The South African listed property sector has had a tumultuous 24 months, from being the worst performing sector in 2020 to one of the top performing sectors in 2021.
Credit can be given to management teams who navigated their way through a difficult time by focusing on supporting tenants and bolstering the balance sheet. Further credit can be given to debtholders who remained pragmatic and supported landlords through the crisis. The sector is now out of its deepest troughs as collections have recovered to more than 100% in some instances and fears of covenant breaches have since eased.
Although these short-term fears have dissipated, some of the longer-term negative structural impacts of the pandemic remain. The divergent impact of the pandemic has resulted in “winners and losers” in the various sectors. The retail sector is unfortunately one of the losers against the backdrop of rapid growth in e-commerce, and the office sector being negatively impacted by the work-from-home trend. On the other hand, the logistics and distribution warehousing space has emerged as a relative winner of the pandemic as it has benefitted from the rapid growth in e-commerce as well as supply chain optimisation.
Although the outlook for the South African property sector remains subdued given the structural headwinds and weak economic outlook, it is important to be mindful of the variance among portfolios offered in the listed property sector. On a look-through basis, approximately 50% of the South African listed sector is based in properties offshore. This phenomenon aids in geographical diversification and provides an escape from the weak fundamentals locally. It is likely that the operating performance of a property portfolio like Sirius, who own business parks in Germany, and Nepi Rockcastle, a landlord of shopping centres in the Central and Eastern European region, will differ vastly from a property portfolio predominantly exposed to South Africa.
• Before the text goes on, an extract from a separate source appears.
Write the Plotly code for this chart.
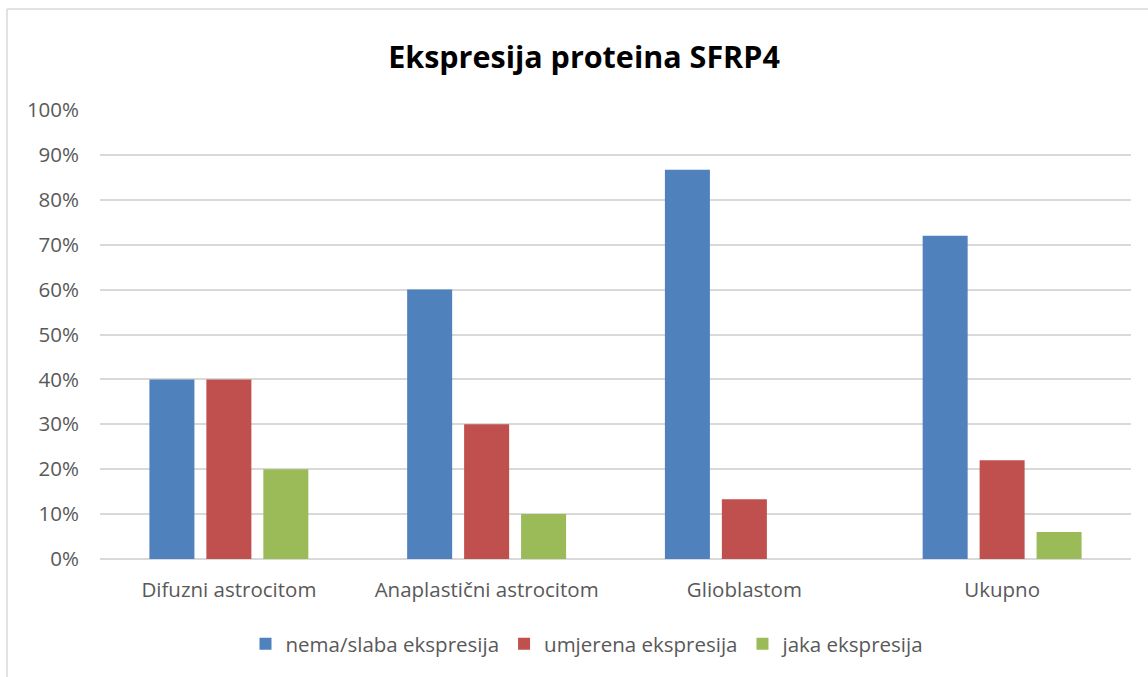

The disparity of fundamentals within the listed property sector gives us the opportunity to cherry-pick portfolios exposed to quality properties in relevant sectors with strong fundamentals, low balance sheet gearing and management teams with good track records and specialist advantages. This combination of factors, we believe, will result in stable, defensive income streams in the future. Companies have also opted to employ pay-out ratios between 75% – 95%, income of which is not lost, but will aid in further strengthening the balance sheet and maintenance of current portfolios. This will improve the overall sustainability of dividend payments over the long term
Although property has benefitted from the rebound trade this year, we are aware of the challenges in the local environment and structural changes facing the sector. As quality focused managers, we are not benchmark-cognisant and only the best companies are included in our portfolios. We believe selecting relevant portfolios that should be able to reasonably weather any further obstacles remains a prudent strategy. Given our filtering process, the average loan-to-value of the portfolio is 31%, relative to the FTSE/JSE SA listed property index (SAPY) at 37%. This past year has been a true testament to the direct correlation between balance sheet strength and dividend payments. The Marriott Property Income Fund currently offers an income yield of 7% and expected growth in income of 3%.
Kirstin Govindasamy is an investment professional at Marriott.